Scope of the BizUnit message level tests

Level 2: business process-level integration
The second level of integration testing that is performed focuses on successful completion of different business processes, such as customer orders, customer returns, purchasing, etc. These business processes involve the exchange of information between multiple applications. As the warehouse management system is developed in parallel, that interface is simulated using a custom built simulation tool. On a side note: this is a form of service virtualization.

Tests on this level involve triggering the relevant business process and tracking the process instance as related messages pass through the applications involved. For example, a test on the customer order process is started by creating a new order and verifying amongst other things if the order:

  • can be successfully picked and shipped by the warehouse simulator,
  • is created, updated and closed correctly by the supply chain suite,
  • is administrated correctly in the order manager,
  • triggers the correct stock movements, and
  • successfully triggers the invoicing process

Scope of the business process tests

A number of tests on this level have been automated using FitNesse. For me, this was the first project where I had to use FitNesse, and while it does the job, I haven’t exactly fallen in love with it yet. Maybe I just don’t know enough about how to use it properly?

Level 3: integration with warehouse
The third and final level of integration testing was done on the interface between the supply chain suite and connecting applications and the actual warehouse itself. As both systems were developed in parallel, it took quite a bit of time before we finally were able to test this interface properly. And even though our warehouse simulation had been designed and implemented very carefully, and it certainly did a lot for us in speeding up the development process, the first integration tests showed that there is no substitute for the real thing. After lots of bug fixing and retesting, we were able to successfully complete this final level of integration testing.

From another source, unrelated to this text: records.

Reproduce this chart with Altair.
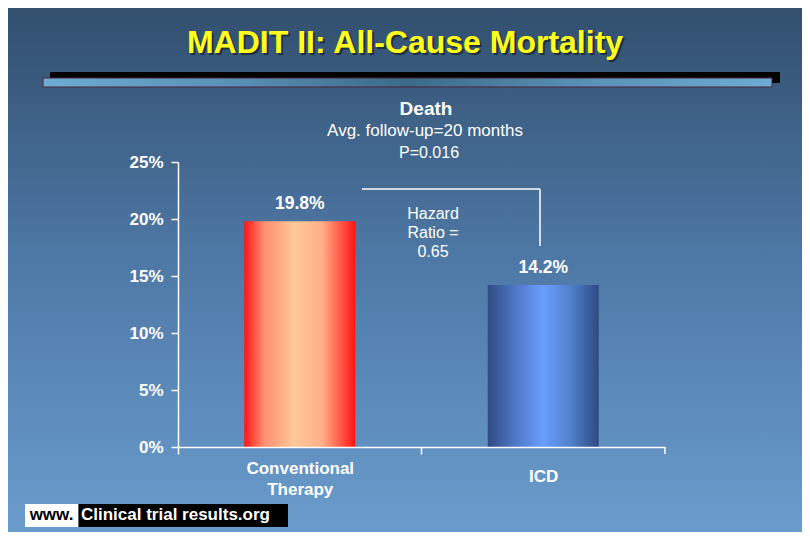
import altair as alt
import pandas as pd

# ---------------- data ----------------
categories = ["Conventional Therapy", "ICD"]
mortality = [0.198, 0.142]
y_ticks = [0, 0.05, 0.10, 0.15, 0.20, 0.25]
title_text = "MADIT II: All-Cause Mortality"
header_lines = ["Death", "Avg. follow-up=20 months", "P=0.016"]
hazard_lines = ["Hazard", "Ratio =", "0.65"]
footer_www = "www."
footer_site = "Clinical trial results.org"

# ---------------- layout helpers ----------------
W, H = 487, 285
PAD_L, PAD_T = 170, 154
PAD_R = 794 - PAD_L - W
PAD_B = 524 - PAD_T - H
FONT = "Liberation Sans"
STEP = W / 2


def px(x):
    return x - 8 - PAD_L


def py(y):
    return y - 8 - PAD_T


df = pd.DataFrame({"category": categories, "value": mortality})
one = pd.DataFrame({"a": [0]})

# ---------------- background ----------------
bg_grad = alt.Gradient(
    gradient="linear", x1=0, y1=0, x2=0, y2=1,
    stops=[alt.GradientStop(color="#324f6e", offset=0),
           alt.GradientStop(color="#4f7aa8", offset=0.5),
           alt.GradientStop(color="#6a9ccd", offset=1)])
background = alt.Chart(one).mark_rect(color=bg_grad).encode(
    x=alt.value(-PAD_L), x2=alt.value(W + PAD_R),
    y=alt.value(-PAD_T), y2=alt.value(H + PAD_B))

# decorative bar under title
deco_shadow = alt.Chart(one).mark_rect(color="#000000").encode(
    x=alt.value(px(50)), x2=alt.value(px(780)),
    y=alt.value(py(72)), y2=alt.value(py(83)))
deco_grad = alt.Gradient(
    gradient="linear", x1=0, y1=0, x2=1, y2=0,
    stops=[alt.GradientStop(color="#6cabd3", offset=0),
           alt.GradientStop(color="#5a92b8", offset=0.25),
           alt.GradientStop(color="#3b6a89", offset=0.5),
           alt.GradientStop(color="#5a92b8", offset=0.75),
           alt.GradientStop(color="#6cabd3", offset=1)])
deco_bar = alt.Chart(one).mark_rect(color=deco_grad, stroke="#4a2438", strokeWidth=1).encode(
    x=alt.value(px(43)), x2=alt.value(px(772)),
    y=alt.value(py(78)), y2=alt.value(py(87)))

# title
title_shadow = alt.Chart(one).mark_text(
    font=FONT, fontSize=32, fontWeight="bold", color="#1a2636", opacity=0.8,
    align="center", baseline="alphabetic").encode(
    x=alt.value(px(405) + 2), y=alt.value(py(53) + 2), text=alt.value(title_text))
title = alt.Chart(one).mark_text(
    font=FONT, fontSize=32, fontWeight="bold", color="#ffff1a",
    align="center", baseline="alphabetic").encode(
    x=alt.value(px(405)), y=alt.value(py(53)), text=alt.value(title_text))

# header text
header = (
    alt.Chart(one).mark_text(font=FONT, fontSize=19, fontWeight="bold", color="white",
                             align="center", baseline="alphabetic").encode(
        x=alt.value(px(426)), y=alt.value(py(115)), text=alt.value(header_lines[0]))
    + alt.Chart(one).mark_text(font=FONT, fontSize=17, color="white",
                               align="center", baseline="alphabetic").encode(
        x=alt.value(px(425)), y=alt.value(py(136)), text=alt.value(header_lines[1]))
    + alt.Chart(one).mark_text(font=FONT, fontSize=16, color="white",
                               align="center", baseline="alphabetic").encode(
        x=alt.value(px(429)), y=alt.value(py(158)), text=alt.value(header_lines[2]))
)

hazard = None
for i, line in enumerate(hazard_lines):
    t = alt.Chart(one).mark_text(font=FONT, fontSize=16, color="white",
                                 align="center", baseline="alphabetic").encode(
        x=alt.value(px(433)), y=alt.value(py(219.3 + 18.7 * i)), text=alt.value(line))
    hazard = t if hazard is None else hazard + t

# bracket
bracket = (
    alt.Chart(one).mark_rule(color="white", strokeWidth=1.5).encode(
        x=alt.value(px(362)), x2=alt.value(px(540)), y=alt.value(py(189)))
    + alt.Chart(one).mark_rule(color="white", strokeWidth=1.5).encode(
        x=alt.value(px(540)), y=alt.value(py(189)), y2=alt.value(py(246)))
)

# last category-boundary tick at the end of the x axis
end_tick = alt.Chart(one).mark_rule(color="white", strokeWidth=1.5).encode(
    x=alt.value(W), y=alt.value(H), y2=alt.value(H + 7))

# ---------------- bars ----------------
x_enc = alt.X("category:N", sort=categories,
              scale=alt.Scale(paddingInner=0.544, paddingOuter=0.272),
              axis=alt.Axis(title=None, labelExpr="split(datum.label, ' ')",
                            labelAngle=0, labelFont=FONT, labelFontSize=17,
                            labelFontWeight="bold", labelColor="white",
                            labelLineHeight=21, labelBaseline="middle",
                            labelPadding={"condition": {"test": "datum.value == 'ICD'",
                                                        "value": 22},
                                          "value": 14},
                            tickOffset=-STEP / 2, labelOffset=STEP / 2, tickSize=7,
                            tickColor="white", tickWidth=1.5,
                            domainColor="white", domainWidth=1.5, grid=False,
                            zindex=1))
y_enc = alt.Y("value:Q", scale=alt.Scale(domain=[0, 0.25]),
              axis=alt.Axis(title=None, values=y_ticks, format=".0%",
                            labelFont=FONT, labelFontSize=17, labelFontWeight="bold",
                            labelColor="white", labelPadding=8, tickSize=7,
                            tickColor="white", tickWidth=1.5,
                            domainColor="white", domainWidth=1.5, grid=False,
                            zindex=1))

base = alt.Chart(df).encode(x=x_enc, y=y_enc)

red_grad = alt.Gradient(
    gradient="linear", x1=0, y1=0, x2=1, y2=0,
    stops=[alt.GradientStop(color="#ff1414", offset=0),
           alt.GradientStop(color="#ff9070", offset=0.18),
           alt.GradientStop(color="#ffc898", offset=0.45),
           alt.GradientStop(color="#ffb088", offset=0.7),
           alt.GradientStop(color="#ff1414", offset=1)])
blue_grad = alt.Gradient(
    gradient="linear", x1=0, y1=0, x2=1, y2=0,
    stops=[alt.GradientStop(color="#2e4a82", offset=0),
           alt.GradientStop(color="#4f78c8", offset=0.25),
           alt.GradientStop(color="#6a9eff", offset=0.5),
           alt.GradientStop(color="#5080cc", offset=0.75),
           alt.GradientStop(color="#2e4a80", offset=1)])

bar_red = base.mark_bar(color=red_grad).transform_filter(
    alt.datum.category == categories[0])
bar_blue = base.mark_bar(color=blue_grad).transform_filter(
    alt.datum.category == categories[1])

labels = base.mark_text(font=FONT, fontSize=17.5, fontWeight="bold", color="white",
                        baseline="alphabetic", dy=-12).encode(
    text=alt.Text("value:Q", format=".1%"))

# ---------------- footer ----------------
footer = (
    alt.Chart(one).mark_rect(color="white").encode(
        x=alt.value(px(25)), x2=alt.value(px(78.5)),
        y=alt.value(py(504)), y2=alt.value(py(527)))
    + alt.Chart(one).mark_rect(color="black").encode(
        x=alt.value(px(78.5)), x2=alt.value(px(288)),
        y=alt.value(py(504)), y2=alt.value(py(527)))
    + alt.Chart(one).mark_text(font=FONT, fontSize=17, fontWeight="bold", color="black",
                               align="center", baseline="alphabetic").encode(
        x=alt.value(px(51.5)), y=alt.value(py(520)), text=alt.value(footer_www))
    + alt.Chart(one).mark_text(font=FONT, fontSize=17, fontWeight="bold", color="white",
                               align="left", baseline="alphabetic").encode(
        x=alt.value(px(81)), y=alt.value(py(520)), text=alt.value(footer_site))
)

chart = alt.layer(
    background, deco_shadow, deco_bar, title_shadow, title,
    header, hazard, bracket, bar_red, bar_blue, labels, end_tick, footer
).properties(
    width=W, height=H,
    padding={"left": PAD_L, "top": PAD_T, "right": PAD_R, "bottom": PAD_B},
    autosize=alt.AutoSizeParams(type="none"),
    background="#324f6e",
).configure_view(stroke=None)

chart.save("out.html", embed_options={"renderer": "svg", "actions": False})
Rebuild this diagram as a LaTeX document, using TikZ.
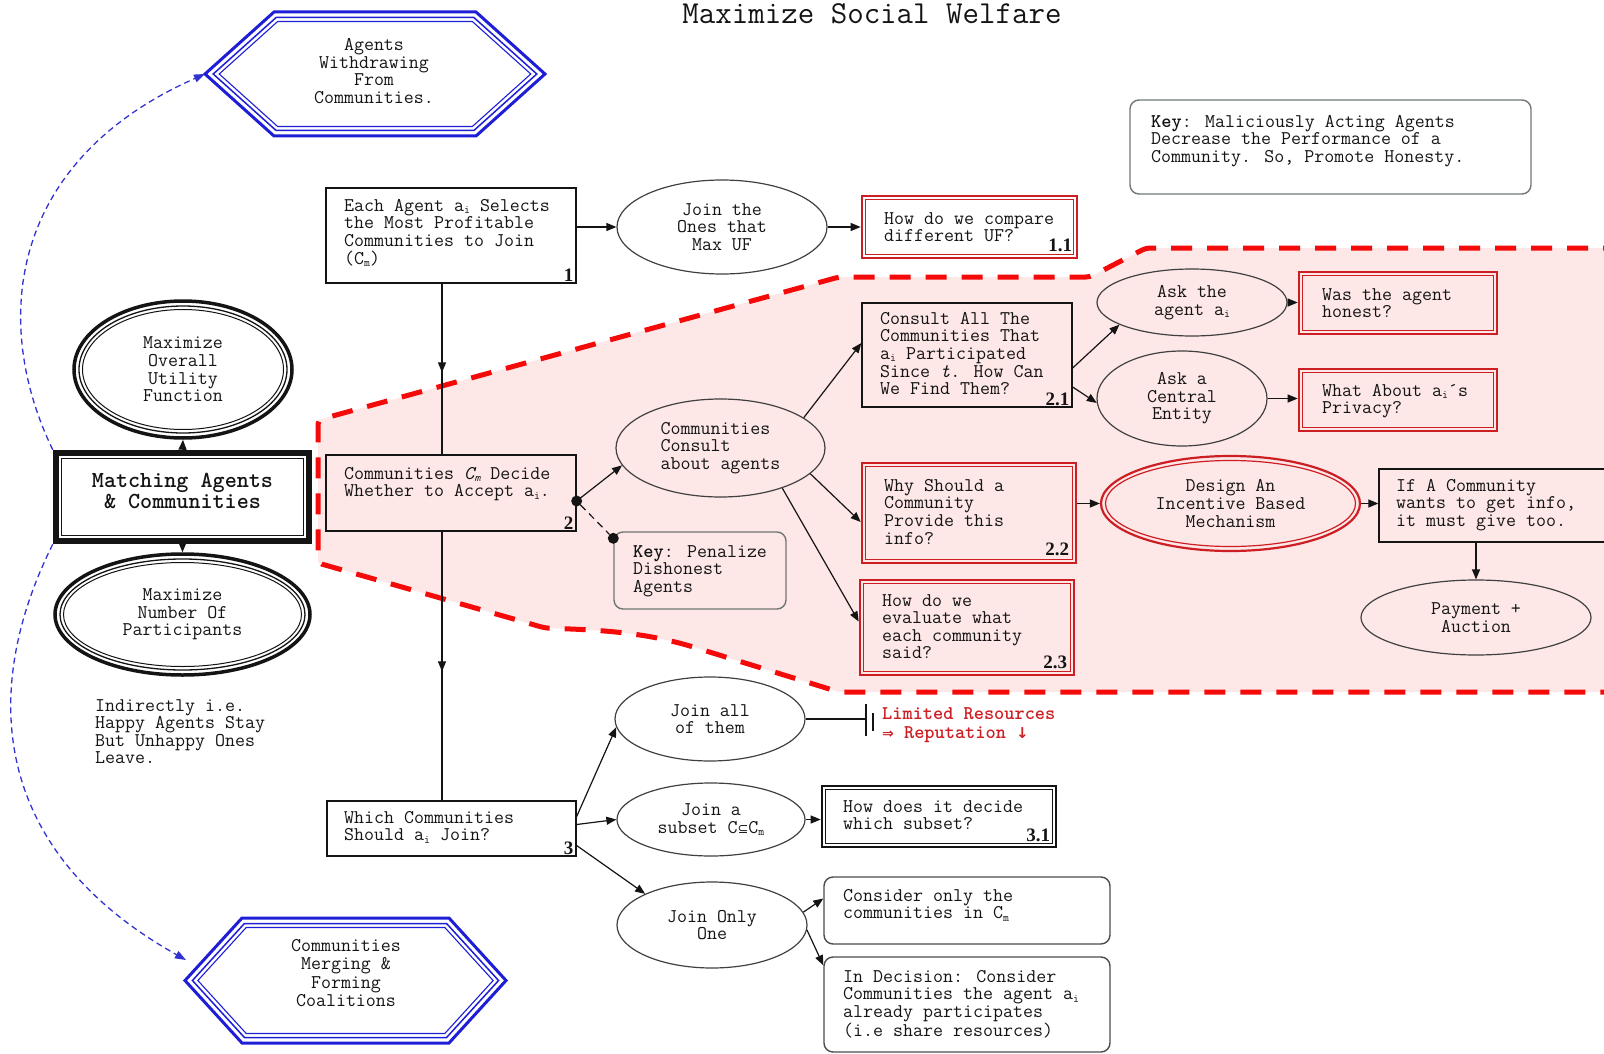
\documentclass[tikz,border=0pt]{standalone}
\usepackage{fontspec}
\newfontfamily\symf{DejaVu Sans}
\newfontfamily\numf{Liberation Serif}
\usetikzlibrary{arrows.meta,calc,shapes.geometric,decorations.markings}

\definecolor{dred}{RGB}{205,30,35}
\definecolor{dashred}{RGB}{245,10,10}
\definecolor{pinkbg}{RGB}{253,231,231}
\definecolor{hexblue}{RGB}{30,30,215}
\definecolor{dashblue}{RGB}{50,50,210}
\definecolor{keygray}{RGB}{110,120,110}
\definecolor{ink}{RGB}{20,20,20}

\newcommand\sbs[1]{\raisebox{-0.12em}{\fontsize{11.5}{11.5}\selectfont #1}}
\newcommand\hexring[7]{%
  \pgfmathsetmacro\hxsx{#3-#4}%
  \pgfmathsetmacro\hxlen{sqrt(\hxsx*\hxsx+#5*#5)}%
  \pgfmathsetmacro\hxti{#6*\hxlen/#5}%
  \pgfmathsetmacro\hxci{#6*(\hxlen-\hxsx)/#5}%
  \draw[#7] ({#1-#3+\hxti},#2) -- ({#1-#4+\hxci},{#2-#5+#6}) -- ({#1+#4-\hxci},{#2-#5+#6}) -- ({#1+#3-\hxti},#2) -- ({#1+#4-\hxci},{#2+#5-#6}) -- ({#1-#4+\hxci},{#2+#5-#6}) -- cycle;}

\tikzset{
 ft/.style={font=\ttfamily\fontsize{19.4}{17.6}\selectfont},
 tx/.style={ft, align=left, inner sep=0pt, anchor=north west, text=ink},
 ctx/.style={ft, align=center, inner sep=0pt, text=ink},
 bx/.style={draw=ink, line width=1.3pt, rectangle, inner sep=0pt},
 ell/.style={ft, draw=black!75, line width=1.2pt, ellipse, inner sep=0pt, align=center, text=ink},
 arr/.style={draw=ink, line width=1.2pt, -{Triangle[length=10pt,width=8pt]}},
 num/.style={font=\numf\bfseries\fontsize{19}{19}\selectfont, inner sep=0pt, anchor=south east, text=ink},
 keybx/.style={draw=keygray, line width=1.4pt, rounded corners=9pt, rectangle, inner sep=0pt},
 redbx/.style={draw=dred, line width=2.6pt, rectangle, inner sep=0pt},
 redin/.style={draw=dred, line width=1.2pt},
 blob/.style={circle, fill=ink, inner sep=0pt, minimum size=11pt},
 midarr/.style={draw=ink, line width=1.2pt, postaction={decorate}, decoration={markings, mark=at position 0.52 with {\arrow{Triangle[length=10pt,width=8pt]}}}},
 bluearr/.style={dashblue, line width=1.3pt, dash pattern=on 6pt off 4pt, -{Triangle[length=11pt,width=8pt]}},
}

\begin{document}
\begin{tikzpicture}[x=1pt,y=-1pt]
\useasboundingbox (0,0) rectangle (1604,1054);
\clip (0,0) rectangle (1604,1054);

% highlighted region
\fill[pinkbg] (318,420) -- (839,277) -- (1090,277) -- (1146,248) -- (1660,248) -- (1660,692) -- (839,692) -- (690,646) .. controls (640,632) and (600,630) .. (545,628) -- (318,563) -- cycle;
\draw[dashred, line width=5pt, dash pattern=on 21pt off 15pt, rounded corners=4pt] (1660,248) -- (1146,248) -- (1090,277) -- (839,277) -- (318,420) -- (318,563) -- (545,628) .. controls (600,630) and (640,632) .. (690,646) -- (839,692) -- (1660,692);

% title
\node[font=\ttfamily\fontsize{32}{33}\selectfont, inner sep=0pt, anchor=base, text=ink] (title) at (872,24) {Maximize Social Welfare};

% hexagons
\hexring{375}{74}{170}{101}{62}{0}{hexblue, line width=3pt, line join=miter}
\hexring{375}{74}{170}{101}{62}{5.5}{hexblue, line width=1.5pt, line join=miter}
\hexring{375}{74}{170}{101}{62}{9.5}{hexblue, line width=1.1pt, line join=miter}
\node[ctx] (hexA) at (374,71) {Agents\\Withdrawing\\From\\Communities.};
\coordinate (hexAtip) at (205,74);

\hexring{345.5}{980.5}{160.5}{103.5}{62.5}{0}{hexblue, line width=3pt, line join=miter}
\hexring{345.5}{980.5}{160.5}{103.5}{62.5}{5.5}{hexblue, line width=1.5pt, line join=miter}
\hexring{345.5}{980.5}{160.5}{103.5}{62.5}{9.5}{hexblue, line width=1.1pt, line join=miter}
\node[ctx, font=\ttfamily\fontsize{19.4}{18.6}\selectfont] (hexB) at (346,973) {Communities\\Merging \&\\Forming\\Coalitions};
\coordinate (hexBtip) at (186,960);

% left column
\node[draw=ink, line width=4.5pt, rectangle, minimum width=255pt, minimum height=90pt, inner sep=0pt] (match) at (182.5,497) {};
\draw[ink, line width=1.8pt] ($(match.north west)+(5.5,5.5)$) rectangle ($(match.south east)+(-5.5,-5.5)$);
\draw[ink, line width=1pt] ($(match.north west)+(9,9)$) rectangle ($(match.south east)+(-9,-9)$);
\node[font=\ttfamily\bfseries\fontsize{23}{18.5}\selectfont, align=center, inner sep=0pt, text=ink] (matcht) at (182.5,491) {Matching Agents\\\& Communities};

\node[ell, draw=ink, line width=3.5pt, minimum width=218pt, minimum height=137pt] (mou) at (183,369.5) {Maximize\\Overall\\Utility\\Function};
\draw[ink, line width=1.3pt] (mou.center) ellipse [x radius=104, y radius=63.5];
\draw[ink, line width=1pt] (mou.center) ellipse [x radius=100.5, y radius=60];

\node[ell, draw=ink, line width=3.5pt, minimum width=255pt, minimum height=121pt] (mnp) at (182.5,614.5) {Maximize\\Number Of\\Participants};
\draw[ink, line width=1.3pt] (mnp.center) ellipse [x radius=122.5, y radius=55.5];
\draw[ink, line width=1pt] (mnp.center) ellipse [x radius=119, y radius=52];

\draw[arr] (match.north) -- (mou.south);
\draw[arr] (match.south) -- (mnp.north);

\node[tx] (indir) at (95,699) {Indirectly i.e.\\Happy Agents Stay\\But Unhappy Ones\\Leave.};

\draw[bluearr] (match.north west) .. controls (-10,320) and (10,160) .. (hexAtip);
\draw[bluearr] (match.south west) .. controls (-20,690) and (-10,850) .. (hexBtip);

% key top right
\node[keybx, minimum width=401pt, minimum height=94pt] (key1) at (1330.5,147) {};
\node[tx] (key1t) at (1151,115) {\textbf{Key}: Maliciously Acting Agents\\Decrease the Performance of a\\Community. So, Promote Honesty.};

% step 1
\node[bx, minimum width=250pt, minimum height=95pt] (b1) at (451,235.5) {};
\node[tx] (b1t) at (344,199) {Each Agent a\sbs{i} Selects\\the Most Profitable\\Communities to Join\\(C\sbs{m})};
\node[num] (b1n) at ($(b1.south east)+(-3,-2)$) {1};

\node[ell, minimum width=210pt, minimum height=94pt] (jt) at (722,227) {Join the\\Ones that\\Max UF};

\node[redbx, minimum width=215pt, minimum height=62pt] (b11) at (969.5,227) {};
\node[tx] (b11t) at (884,212) {How do we compare\\different UF?};
\node[num] (b11n) at ($(b11.south east)+(-6,-7)$) {1.1};

% step 2
\node[bx, minimum width=250pt, minimum height=76pt] (b2) at (451,493) {};
\node[tx] (b2t) at (344,467) {Communities {\itshape C\sbs{m}} Decide\\Whether to Accept a\sbs{i}.};
\node[num] (b2n) at ($(b2.south east)+(-3,-2)$) {2};

\node[keybx, minimum width=172pt, minimum height=77pt] (key2) at (700,570.5) {};
\node[tx] (key2t) at (633,545) {\textbf{Key}: Penalize\\Dishonest\\Agents};

\node[ell, align=left, minimum width=209pt, minimum height=98pt] (cons) at (720.5,448) {Communities\\Consult\\about agents};

\node[bx, minimum width=210pt, minimum height=104pt] (b21) at (967,355) {};
\node[tx] (b21t) at (880,312) {Consult All The\\Communities That\\a\sbs{i} Participated\\Since {\itshape t}. How Can\\We Find Them?};
\node[num] (b21n) at ($(b21.south east)+(-3,-2)$) {2.1};

\node[ell, minimum width=190pt, minimum height=67pt] (ask) at (1192,302.5) {Ask the\\agent a\sbs{i}};
\node[ell, minimum width=170pt, minimum height=95pt] (cen) at (1182,398.5) {Ask a\\Central\\Entity};

\node[redbx, minimum width=198pt, minimum height=62pt] (hon) at (1398,303) {};
\node[tx] (hont) at (1322,288) {Was the agent\\honest?};
\node[redbx, minimum width=198pt, minimum height=62pt] (priv) at (1398,400) {};
\node[tx] (privt) at (1322,384) {What About a\sbs{i}´s\\Privacy?};

\node[redbx, minimum width=214pt, minimum height=100pt] (b22) at (969,513) {};
\node[tx] (b22t) at (884,479) {Why Should a\\Community\\Provide this\\info?};
\node[num] (b22n) at ($(b22.south east)+(-8,-8)$) {2.2};

\node[redbx, minimum width=214pt, minimum height=95pt] (b23) at (967,627.5) {};
\node[tx] (b23t) at (882,594) {How do we\\evaluate what\\each community\\said?};
\node[num] (b23n) at ($(b23.south east)+(-8,-7)$) {2.3};

\node[ell, draw=dred, line width=2.2pt, minimum width=259pt, minimum height=95pt] (des) at (1230.5,503.5) {Design An\\Incentive Based\\Mechanism};
\draw[dred, line width=1.2pt] (des.center) ellipse [x radius=125, y radius=43];

\node[bx, minimum width=261pt, minimum height=73pt] (if) at (1509.5,505.5) {};
\node[tx] (ift) at (1396,479) {If A Community\\wants to get info,\\it must give too.};

\node[ell, minimum width=230pt, minimum height=75pt] (pay) at (1476,617.5) {Payment +\\Auction};

\foreach \n in {b11,hon,priv,b22,b23}
  \draw[redin] ($(\n.north west)+(5,5)$) rectangle ($(\n.south east)+(-5,-5)$);

% step 3
\node[bx, minimum width=249pt, minimum height=55pt] (b3) at (451.5,828.5) {};
\node[tx] (b3t) at (344,811) {Which Communities\\Should a\sbs{i} Join?};
\node[num] (b3n) at ($(b3.south east)+(-3,-2)$) {3};

\node[ell, minimum width=190pt, minimum height=84pt] (ja) at (710,719) {Join all\\of them};
\node[ell, minimum width=188pt, minimum height=73pt] (sub) at (711,819.5) {Join a\\subset C{\symf\fontsize{13}{13}\selectfont ⊆}C\sbs{m}};
\node[ell, minimum width=190pt, minimum height=86pt] (only) at (712,925) {Join Only\\One};

\node[draw=ink, line width=2.6pt, rectangle, inner sep=0pt, minimum width=234pt, minimum height=61pt] (b31) at (939,816.5) {};
\draw[ink, line width=1.2pt] ($(b31.north west)+(5,5)$) rectangle ($(b31.south east)+(-5,-5)$);
\node[tx] (b31t) at (843,800) {How does it decide\\which subset?};
\node[num] (b31n) at ($(b31.south east)+(-7,-6)$) {3.1};

\node[keybx, draw=black!70, minimum width=286pt, minimum height=67pt] (con) at (967,910.5) {};
\node[tx] (cont) at (843,889) {Consider only the\\communities in C\sbs{m}};
\node[keybx, draw=black!70, minimum width=286pt, minimum height=95pt] (dec) at (967,1004.5) {};
\node[tx] (dect) at (843,970) {In Decision: Consider\\Communities the agent a\sbs{i}\\already participates\\(i.e share resources)};

\coordinate (bar) at (866,719);
\node[tx, text=dred, font=\ttfamily\bfseries\fontsize{19.4}{19.5}\selectfont] (lim) at (882,707) {Limited Resources\\{\symf\fontsize{14}{14}\selectfont ⇒} Reputation {\symf\fontsize{15}{15}\selectfont ↓}};

% connectors
\draw[arr] (b1.east |- jt.west) -- (jt.west);
\draw[arr] (jt.east) -- (jt.east -| b11.west);
\draw[midarr] ($(b1.south)+(-9,0)$) -- ($(b2.north)+(-9,0)$);
\draw[midarr] ($(b2.south)+(-9,0)$) -- ($(b3.north)+(-9.5,0)$);

\node[blob] (d1) at ($(b2.east)+(0,8)$) {};
\node[blob] (d2) at ($(key2.north west)+(0,7)$) {};
\draw[arr] (d1.center) -- (cons.190);
\draw[ink, line width=1.2pt, dash pattern=on 7pt off 5pt] (d1) -- (d2);

\draw[arr] (cons.20) -- ($(b21.west)+(0,-12)$);
\draw[arr] (cons.-16) -- ($(b22.west)+(0,9)$);
\draw[arr] (cons.-33) -- ($(b23.west)+(0,-6)$);
\draw[arr] ($(b21.east)+(0,13)$) -- (ask.197);
\draw[arr] ($(b21.east)+(0,32)$) -- (cen.183);
\draw[arr] (ask.east) -- (ask.east -| hon.west);
\draw[arr] (cen.east) -- (cen.east -| priv.west);
\draw[arr] (b22.east |- des.west) -- (des.west);
\draw[arr] (des.east) -- (des.east -| if.west);
\draw[arr] (pay.north |- if.south) -- (pay.north);

\draw[arr] ($(b3.east)+(0,-12)$) -- (ja.185);
\draw[arr] ($(b3.east)+(0,-4)$) -- (sub.west);
\draw[arr] ($(b3.east)+(0,17)$) -- (only.155);
\draw[ink, line width=1.2pt] (ja.east) -- (bar);
\draw[ink, line width=1.5pt] ($(bar)+(0,-15)$) -- ($(bar)+(0,17)$);
\draw[ink, line width=1.2pt] ($(bar)+(7,-6)$) -- ($(bar)+(7,12)$);
\draw[arr] (sub.east) -- (sub.east -| b31.west);
\draw[arr] (only.8) -- ($(con.west)+(0,-12)$);
\draw[arr] (only.-3) -- ($(dec.north west)+(0,9)$);
\end{tikzpicture}
\end{document}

Scope of the warehouse integration tests

For this final level of integration testing, we were not able to use automated tests due to the time required by the warehouse to physically pick and ship the created orders. It would not have made sense to build automated tests that have to wait for an hour or more before a response indicating the order has been shipped is returned from the warehouse. The test cases executed mostly follow the same steps as those in level 2 as they are also focused on executing business processes.

I hope this post has given you some ideas on how to break down the task of integration testing for a large and reasonably complex application landscape. Thinking in different integration levels has certainly helped me to determine which steps and which checks to include in a given test scenario.